— BEGIN Collected material —

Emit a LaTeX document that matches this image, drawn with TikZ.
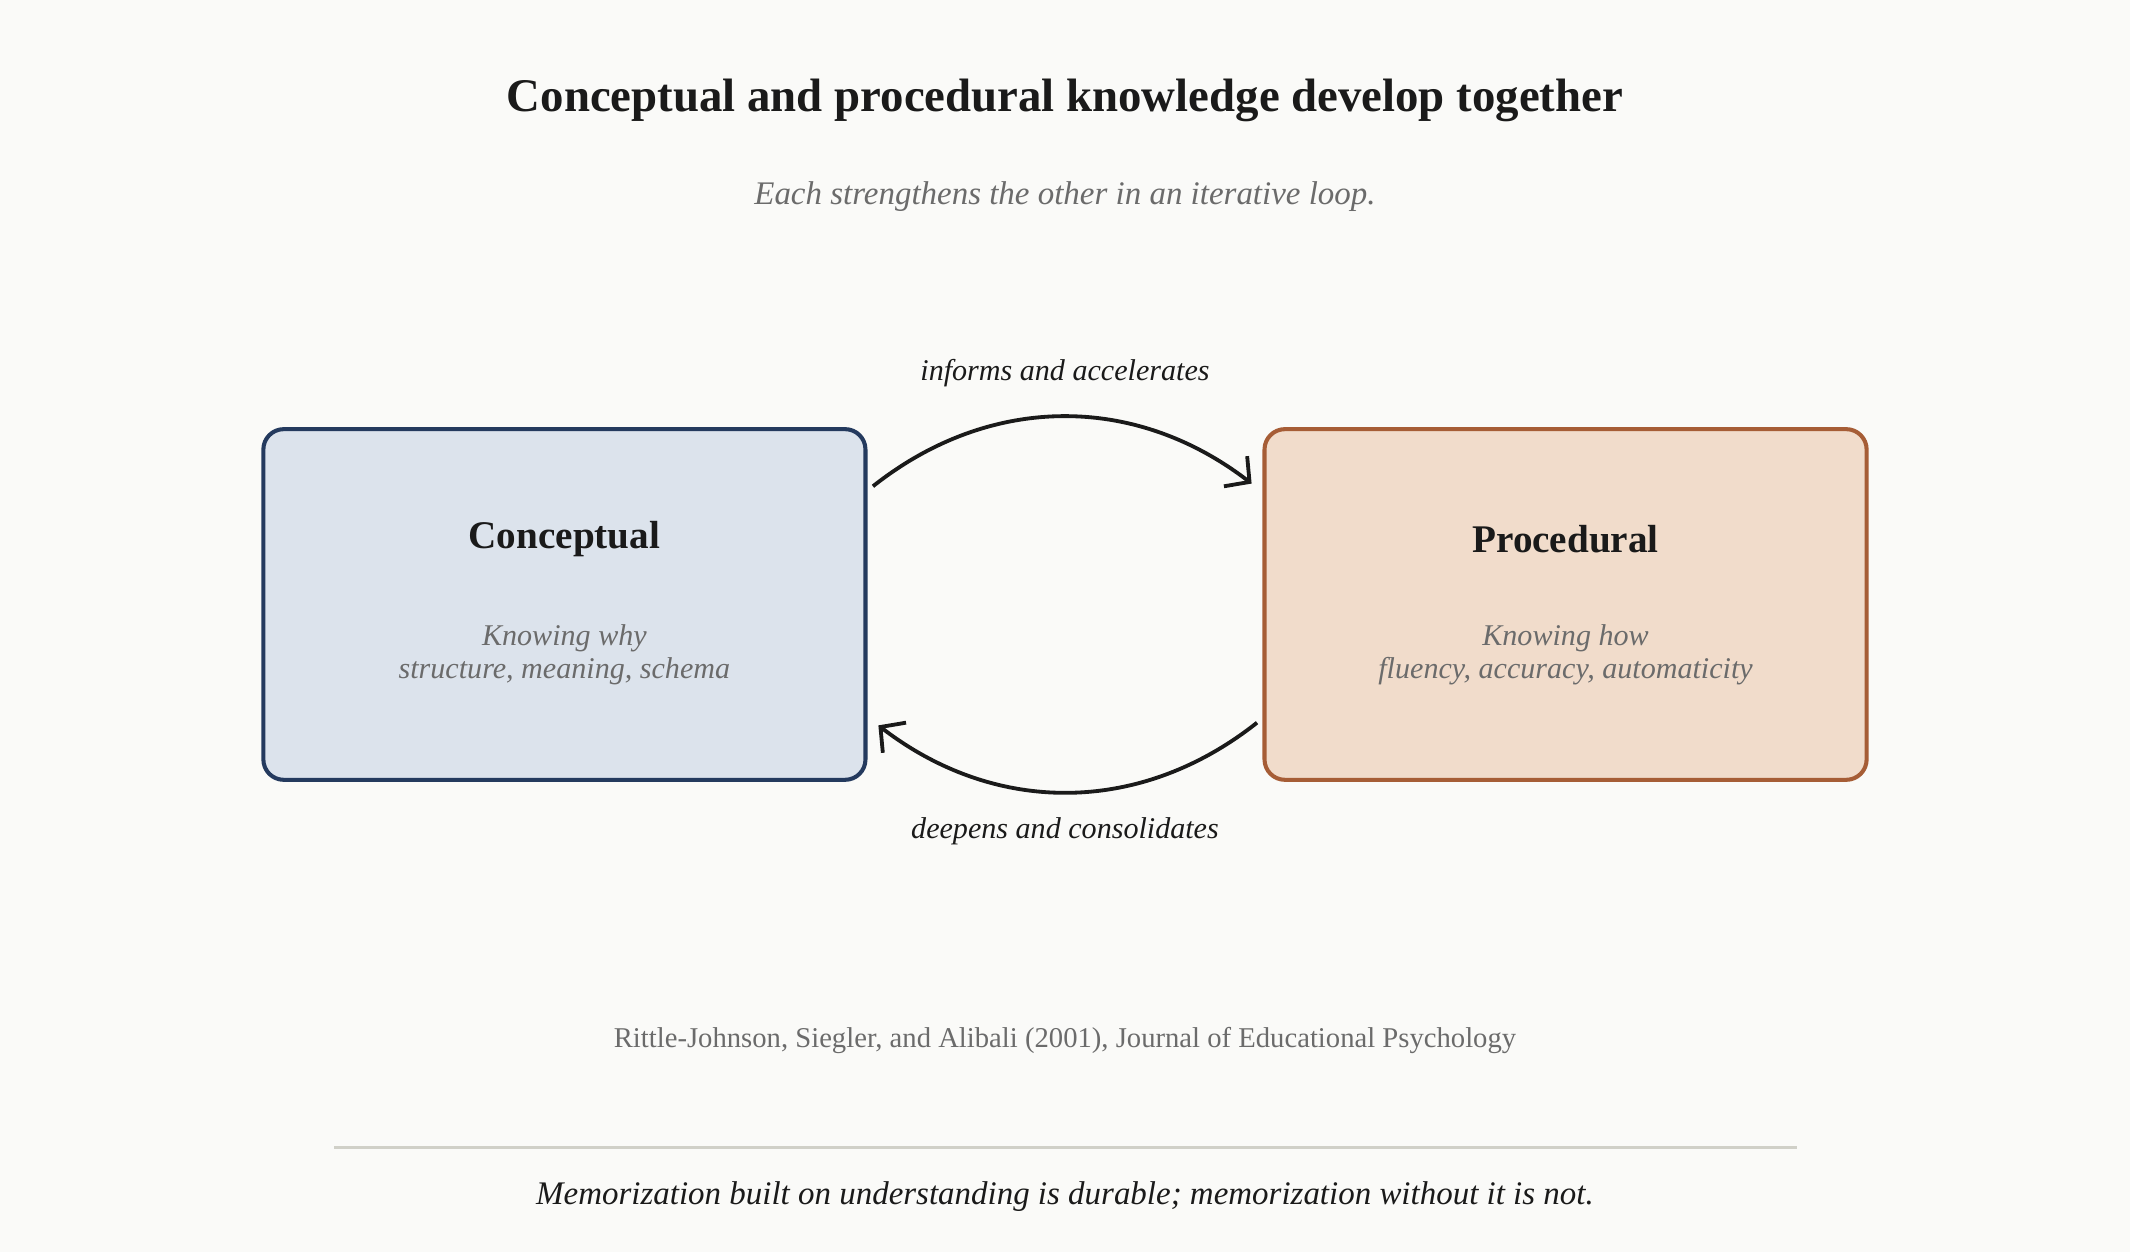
\documentclass[tikz,border=0pt]{standalone}
\usepackage{fontspec}
\setmainfont{Liberation Serif}
\usetikzlibrary{arrows.meta}
\usetikzlibrary{calc}
\definecolor{bgcol}{HTML}{FAFAF8}
\definecolor{conceptfill}{HTML}{DCE3EC}
\definecolor{conceptline}{HTML}{243A5E}
\definecolor{procfill}{HTML}{F1DCCB}
\definecolor{procline}{HTML}{A65D36}
\definecolor{greytext}{HTML}{6B6B6B}
\definecolor{rulecol}{HTML}{D0D0C8}
\definecolor{inkcol}{HTML}{1A1A1A}
\tikzset{
  knowbox/.style={draw, line width=0.85pt, rounded corners=0.15cm, minimum width=4.43cm, minimum height=2.58cm},
  loop arrow/.style={draw=inkcol, line width=0.8pt, -{Straight Barb[length=1.3mm,width=2.8mm,line width=0.8pt]}},
  looplabel/.style={font=\fontsize{6.3}{7.5}\selectfont\itshape, text=inkcol},
  subtext/.style={font=\fontsize{6.3}{7}\selectfont\itshape, text=greytext, align=center},
  boxtitle/.style={font=\fontsize{8.2}{10}\selectfont\bfseries, text=inkcol}
}
\begin{document}
\begin{tikzpicture}[x=0.01cm,y=-0.01cm]
            \fill[bgcol] (0,0) rectangle (1568,922);
            \useasboundingbox (0,0) rectangle (1568,922);
            \node[font=\fontsize{9.8}{12}\selectfont\bfseries, text=inkcol] (title) at (784,74) {Conceptual and procedural knowledge develop together};
            \node[font=\fontsize{6.9}{8}\selectfont\itshape, text=greytext] (subtitle) at (784,145) {Each strengthens the other in an iterative loop.};
            \node[knowbox, draw=conceptline, fill=conceptfill] (concept) at (415.5,445) {};
            \node[knowbox, draw=procline, fill=procfill] (proc) at (1152.5,445) {};
            \node[boxtitle] (concepttitle) at (415.5,397) {Conceptual};
            \node[subtext] (conceptsub) at (415.5,482) {Knowing why\\structure, meaning, schema};
            \node[boxtitle] (proctitle) at (1152.5,397) {Procedural};
            \node[subtext] (procsub) at (1152.5,482) {Knowing how\\fluency, accuracy, automaticity};
            \coordinate (topstart) at ($(concept.east)+(4,-87)$);
            \coordinate (topend) at ($(proc.west)+(-8,-89)$);
            \coordinate (botstart) at ($(proc.west)+(-4,87)$);
            \coordinate (botend) at ($(concept.east)+(8,89)$);
            \draw[loop arrow] (topstart) to[bend left=38] (topend);
            \draw[loop arrow] (botstart) to[bend left=38] (botend);
            \node[looplabel] (toplabel) at (784,275) {informs and accelerates};
            \node[looplabel] (botlabel) at (784,612) {deepens and consolidates};
            \node[font=\fontsize{6}{7}\selectfont, text=greytext] (cite) at (784,766) {Rittle-Johnson, Siegler, and Alibali (2001), Journal of Educational Psychology};
            \coordinate (ruleleft) at (246,845);
            \coordinate (ruleright) at (1323,845);
            \draw[rulecol, line width=0.6pt] (ruleleft) -- (ruleright);
            \node[font=\fontsize{6.9}{8}\selectfont\itshape, text=inkcol] (quote) at (784,881) {Memorization built on understanding is durable; memorization without it is not.};
        \end{tikzpicture}
\end{document}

— END Collected material —

=== What to work on ===
Retype everything in the material word for word, minus pictures.

=== Output for this task ===
Emit a LaTeX document that matches this image, drawn with TikZ.
\documentclass[tikz,border=0pt]{standalone}
\usepackage{fontspec}
\setmainfont{Liberation Serif}
\usetikzlibrary{arrows.meta}
\usetikzlibrary{calc}
\definecolor{bgcol}{HTML}{FAFAF8}
\definecolor{conceptfill}{HTML}{DCE3EC}
\definecolor{conceptline}{HTML}{243A5E}
\definecolor{procfill}{HTML}{F1DCCB}
\definecolor{procline}{HTML}{A65D36}
\definecolor{greytext}{HTML}{6B6B6B}
\definecolor{rulecol}{HTML}{D0D0C8}
\definecolor{inkcol}{HTML}{1A1A1A}
\tikzset{
  knowbox/.style={draw, line width=0.85pt, rounded corners=0.15cm, minimum width=4.43cm, minimum height=2.58cm},
  loop arrow/.style={draw=inkcol, line width=0.8pt, -{Straight Barb[length=1.3mm,width=2.8mm,line width=0.8pt]}},
  looplabel/.style={font=\fontsize{6.3}{7.5}\selectfont\itshape, text=inkcol},
  subtext/.style={font=\fontsize{6.3}{7}\selectfont\itshape, text=greytext, align=center},
  boxtitle/.style={font=\fontsize{8.2}{10}\selectfont\bfseries, text=inkcol}
}
\begin{document}
\begin{tikzpicture}[x=0.01cm,y=-0.01cm]
            \fill[bgcol] (0,0) rectangle (1568,922);
            \useasboundingbox (0,0) rectangle (1568,922);
            \node[font=\fontsize{9.8}{12}\selectfont\bfseries, text=inkcol] (title) at (784,74) {Conceptual and procedural knowledge develop together};
            \node[font=\fontsize{6.9}{8}\selectfont\itshape, text=greytext] (subtitle) at (784,145) {Each strengthens the other in an iterative loop.};
            \node[knowbox, draw=conceptline, fill=conceptfill] (concept) at (415.5,445) {};
            \node[knowbox, draw=procline, fill=procfill] (proc) at (1152.5,445) {};
            \node[boxtitle] (concepttitle) at (415.5,397) {Conceptual};
            \node[subtext] (conceptsub) at (415.5,482) {Knowing why\\structure, meaning, schema};
            \node[boxtitle] (proctitle) at (1152.5,397) {Procedural};
            \node[subtext] (procsub) at (1152.5,482) {Knowing how\\fluency, accuracy, automaticity};
            \coordinate (topstart) at ($(concept.east)+(4,-87)$);
            \coordinate (topend) at ($(proc.west)+(-8,-89)$);
            \coordinate (botstart) at ($(proc.west)+(-4,87)$);
            \coordinate (botend) at ($(concept.east)+(8,89)$);
            \draw[loop arrow] (topstart) to[bend left=38] (topend);
            \draw[loop arrow] (botstart) to[bend left=38] (botend);
            \node[looplabel] (toplabel) at (784,275) {informs and accelerates};
            \node[looplabel] (botlabel) at (784,612) {deepens and consolidates};
            \node[font=\fontsize{6}{7}\selectfont, text=greytext] (cite) at (784,766) {Rittle-Johnson, Siegler, and Alibali (2001), Journal of Educational Psychology};
            \coordinate (ruleleft) at (246,845);
            \coordinate (ruleright) at (1323,845);
            \draw[rulecol, line width=0.6pt] (ruleleft) -- (ruleright);
            \node[font=\fontsize{6.9}{8}\selectfont\itshape, text=inkcol] (quote) at (784,881) {Memorization built on understanding is durable; memorization without it is not.};
        \end{tikzpicture}
\end{document}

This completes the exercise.